Je sature de devoir me farcir des soirées dans le froid dehors à respirer votre fumée parce que si je décide de rentrer dans le bar, je serais seul.
Dans le bar. Évidemment. Puisque tous nos temps de sociabilités sont construits autour d’espaces marchands spécialisés dans la vente de drogues. Après la réu, après la manif, après l’action : le bar.
Je sature aussi de me prendre des haussements de sourcils agacés quand je demande à ne pas me faire souffler du tabac dans la tronche. Je sature de devoir lutter en fin de soirée pour que les intérieurs ne deviennent pas fumeurs eux aussi, plus difficiles quand les personnes sont très éméchées — forcément, ça se cumule. Je sature des regards et remarques narquoises quand j’évoque mes chouettes soirées sans alcool ou décline une proposition de bière partagée.
Je sature et je suis inquiet. Genre, vraiment. Pour vous. De voir que vous êtes, en toute circonstance, avec un verre — d’alcool, ai-je besoin de le préciser — à la main. De vous entendre dire qu’une soirée sans n’est pas possible. Que sociabiliser sans n’est pas possible. Que danser sans n’est pas possible. Le nombre de murges que vous prenez par semaine. Le montant de votre budget clopes, supérieur à votre loyer. Cette copine dire qu’elle aimerait faire une pause d’un, deux mois dans sa conso. Et qu’elle ne pourra pas, parce que l’alcool est partout.
L’alcool est partout. C’est un fait, une norme, et personne ne la questionne. On n’est pas censé·e·s être là pour les questionner, les normes, les renverser ? Tout ce qui va de soi n’est pas louche par essence ? Tout ce qui fonctionne dans un fin système d’emprise et de valorisation sociale tout en profitant à de gigantesques entreprises désastreuses pour l’environnement ne devrait pas attirer notre attention ?

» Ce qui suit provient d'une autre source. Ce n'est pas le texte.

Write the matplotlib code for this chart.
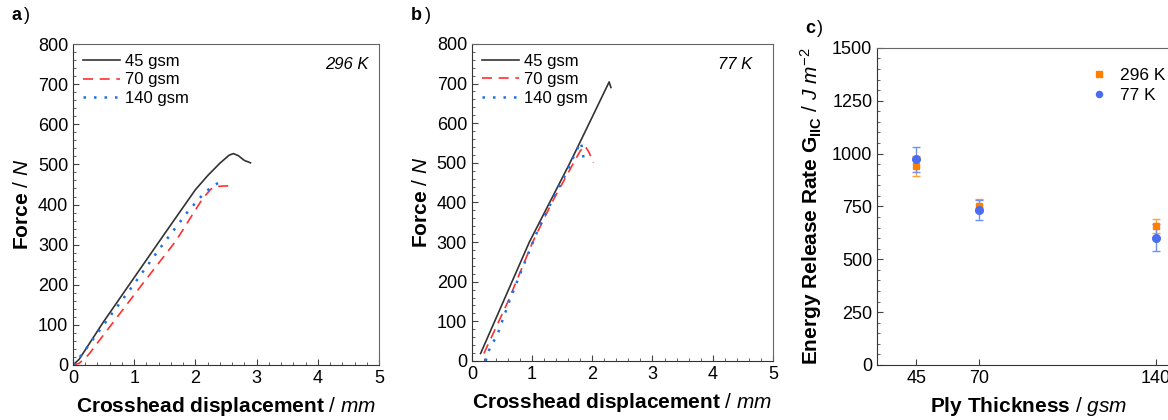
import numpy as np
import matplotlib
matplotlib.use("Agg")
import matplotlib.pyplot as plt
from matplotlib.ticker import MultipleLocator, AutoMinorLocator

plt.rcParams['font.family'] = ['Liberation Sans', 'DejaVu Sans']
plt.rcParams['mathtext.fontset'] = 'custom'
plt.rcParams['mathtext.rm'] = 'Liberation Sans'
plt.rcParams['mathtext.it'] = 'Liberation Sans:italic'
plt.rcParams['mathtext.bf'] = 'Liberation Sans:bold'

# a) 296 K  force-displacement curves
a_x45 = [0, 0.1, 0.5, 1.0, 1.5, 2.0, 2.2, 2.4, 2.55, 2.62, 2.7, 2.8, 2.9]
a_y45 = [0, 14, 108, 218, 328, 437, 472, 503, 523, 527, 522, 510, 504]
a_x70 = [0, 0.1, 0.25, 0.6, 1.13, 1.68, 2.11, 2.25, 2.32, 2.45, 2.59]
a_y70 = [0, 4, 25, 95, 201, 309, 413, 438, 445, 446, 447]
a_x140 = [0, 0.15, 0.5, 0.96, 1.42, 1.89, 2.14, 2.29, 2.46]
a_y140 = [0, 27, 100, 194, 291, 385, 428, 447, 461]

# b) 77 K
b_x45 = [0.145, 0.955, 1.63, 1.95, 2.28, 2.31]
b_y45 = [19, 300, 500, 600, 704, 690]
b_x70 = [0.2, 0.6, 1.01, 1.33, 1.69, 1.8, 1.88, 1.95, 2.02]
b_y70 = [19, 150, 300, 400, 500, 530, 543, 525, 500]
b_x140 = [0.23, 0.27, 0.43, 0.63, 0.86, 1.12, 1.41, 1.58, 1.72, 1.81, 1.84, 1.86]
b_y140 = [0, 23, 69, 154, 242, 339, 428, 478, 525, 552, 530, 504]

# c) energy release rate
gsm = [45, 70, 140]
g_296 = [941, 753, 657]
e_296 = [48, 30, 32]
g_77 = [972, 733, 602]
e_77 = [59, 49, 63]

labels = ['45 gsm', '70 gsm', '140 gsm']

fig = plt.figure(figsize=(11.68, 4.2), dpi=100)

def style_ticks(ax):
    ax.tick_params(which='both', direction='in', top=False, right=False,
                   labelsize=13, color='#444444')
    ax.tick_params(which='major', length=4)
    ax.tick_params(which='minor', length=2)
    for s in ax.spines.values():
        s.set_color('#666666')
    ax.spines['left'].set_color('#333333')
    ax.spines['bottom'].set_color('#333333')

def style_force(ax):
    ax.set_xlim(0, 5)
    ax.set_ylim(0, 800)
    ax.xaxis.set_major_locator(MultipleLocator(1))
    ax.yaxis.set_major_locator(MultipleLocator(100))
    ax.xaxis.set_minor_locator(AutoMinorLocator(5))
    ax.yaxis.set_minor_locator(AutoMinorLocator(5))
    style_ticks(ax)
    ax.set_xlabel(r'$\mathbf{Crosshead\ displacement}$ / $\mathit{mm}$',
                  fontsize=15, labelpad=6)
    ax.set_ylabel(r'$\mathbf{Force}$ / $\mathit{N}$', fontsize=15, labelpad=4)

def curves(ax, xs, ys):
    ax.plot(xs[0], ys[0], color='#333333', lw=1.2, ls='-', label=labels[0])
    ax.plot(xs[1], ys[1], color='#ff3030', lw=1.2, ls=(0, (6, 4)), label=labels[1])
    ax.plot(xs[2], ys[2], color='#1e6fe6', lw=1.8, ls=(0, (1, 3.2)), label=labels[2])
    ax.legend(loc='upper left', frameon=False, fontsize=12, handlelength=2.2,
              handletextpad=0.3, labelspacing=0.2, borderaxespad=0.3,
              borderpad=0.3)

ax1 = fig.add_axes([0.0625, 0.131, 0.262, 0.764])
curves(ax1, [a_x45, a_x70, a_x140], [a_y45, a_y70, a_y140])
style_force(ax1)
ax1.text(0.965, 0.935, '296 K', transform=ax1.transAxes, ha='right', va='center',
         fontsize=12, style='italic')
fig.text(0.010, 0.952, 'a', fontsize=13, fontweight='bold')
fig.text(0.0205, 0.952, ')', fontsize=13)

ax2 = fig.add_axes([0.404, 0.1405, 0.2577, 0.755])
curves(ax2, [b_x45, b_x70, b_x140], [b_y45, b_y70, b_y140])
style_force(ax2)
ax2.text(0.93, 0.935, '77 K', transform=ax2.transAxes, ha='right', va='center',
         fontsize=12, style='italic')
fig.text(0.352, 0.952, 'b', fontsize=13, fontweight='bold')
fig.text(0.3635, 0.952, ')', fontsize=13)

ax3 = fig.add_axes([0.751, 0.131, 0.26, 0.755])
ax3.errorbar(gsm, g_296, yerr=e_296, fmt='s', color='#ff8000', ecolor='#ffa040',
             ms=5, capsize=3, elinewidth=1, capthick=1, label='296 K')
ax3.errorbar(gsm, g_77, yerr=e_77, fmt='o', color='#4a6cf0', ecolor='#7090f5',
             ms=5.5, capsize=3, elinewidth=1, capthick=1, label='77 K')
ax3.set_xlim(29.5, 150)
ax3.set_ylim(0, 1500)
ax3.set_xticks(gsm)
ax3.yaxis.set_major_locator(MultipleLocator(250))
ax3.yaxis.set_minor_locator(AutoMinorLocator(5))
style_ticks(ax3)
ax3.set_xlabel(r'$\mathbf{Ply\ Thickness}$ / $\mathit{gsm}$', fontsize=15, labelpad=6)
ax3.set_ylabel(r'$\mathbf{Energy\ Release\ Rate\ G_{IIC}}$ / $\mathit{J\ m^{-2}}$',
               fontsize=15, labelpad=6)
h, l = ax3.get_legend_handles_labels()
h = [x[0] for x in h]
ax3.legend(h, l, loc='upper left', bbox_to_anchor=(0.652, 0.985), frameon=False,
           fontsize=12.5, handlelength=1.0, handletextpad=0.7, labelspacing=0.25,
           markerscale=0.8)
fig.text(0.689, 0.922, 'c', fontsize=13, fontweight='bold')
fig.text(0.6995, 0.922, ')', fontsize=13)

fig.savefig('out.png', dpi=100)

Je vais être cash avec vous : vous êtes très majoritairement alcolo-dépendanx. Y a pas de volonté de blâme ou de culpabilisation en moi. Juste un constat : une dépendance massive et organisée. Que nous reproduirons à l’infini tant que toute lutte se fera dans la fumée de clope, arrosée par de la mauvaise blonde pression. Et puisque cette question est systémique, la réponse ne pourra être que collective. Je ne parle évidemment pas de faiblesse individuelle à régler chez le·la psy. Mais d’un problème global de nos modes d’organisation et de socialisation, qui ne cessera que si nous nous en saisissons tou·te·s. Regardons le problème dans les yeux. Prenons-le en compte. Et peut-être, nous pourrons avancer.